客という「上の立場」を利用して、ささいなことで店員や駅員を怒鳴りつけたり、乱暴な口調で説教したりといった、ゆがんだ上から目線は見苦しいものです。単に威張り散らし、横柄な態度で自分の優位を確認しているとしか思えない上司の説教には、反発するのも当然でしょう。ただ、親切心から出た経験者のアドバイスまで拒否したくなる心理は、どうして生まれるのでしょう。

著者は「相手の親切心よりも、相手が優位に立ってものを言ってくるという解釈に重きを置いてしまう受け手が増えたのが原因だ。承認欲求が満たされず、自信のない人が日本中に溢(あふ)れたことで生まれたのではないか」と分析します。

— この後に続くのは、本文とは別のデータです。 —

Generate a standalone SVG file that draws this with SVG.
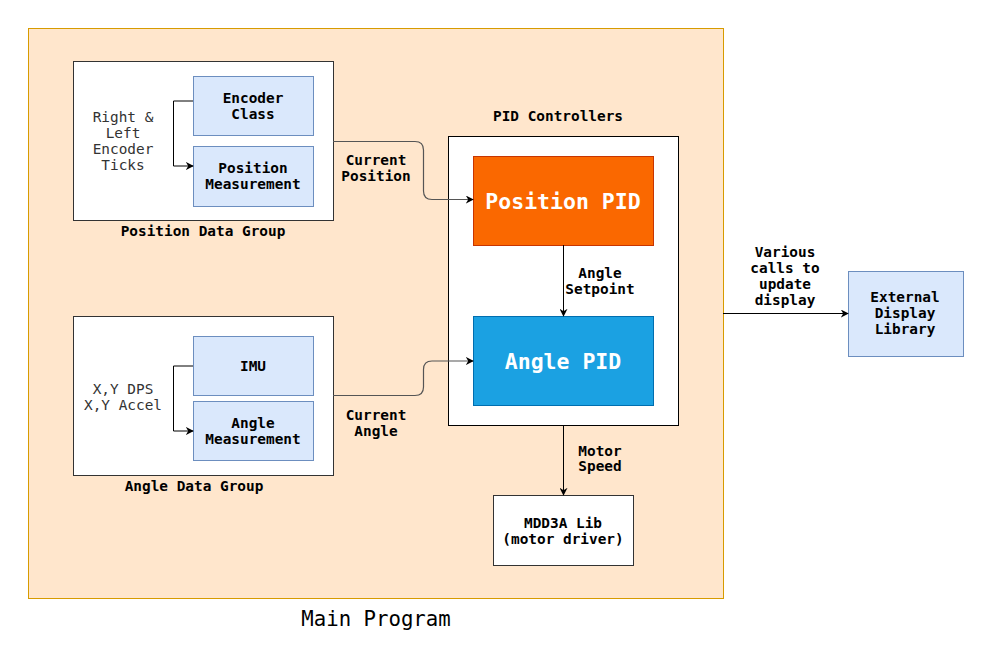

 勉強や仕事で成果を出すことができず、人間関係もうまくいかないなど、承認欲求をなかなか満たすことができないとき、承認欲求が脅かされ、傷つきやすい心理状態がつくられる。ちょっとしたことで、「自分はダメだ」と落ち込んだり、「見下された」と感じる。(中略)
 仕事上のミスや態度をちょっと注意されたくらいで逆ギレするケースでも、承認欲求の深い挫折感がその背後にあるとみて間違いないだろう。
(第1章 なぜ「上から目線」が気になるのか 43~44ページ)

他者から認められて自信を持つという経験が少ない人は、他者を受け入れにくくなりがちです。実際には相手がネガティブな視線を向けていなかったとしても、見下されたと被害者意識に満ちた解釈をしてしまうのだといいます。

若い世代の間には、上から目線に反発する一方で「上からの思いやり」を求める心情もあるといいます。「やっぱりほめてもらえないとやる気がなくなる」というのです。こうした中途半端な甘えが、さまざまな人間関係をねじれさせる一因になっているようです。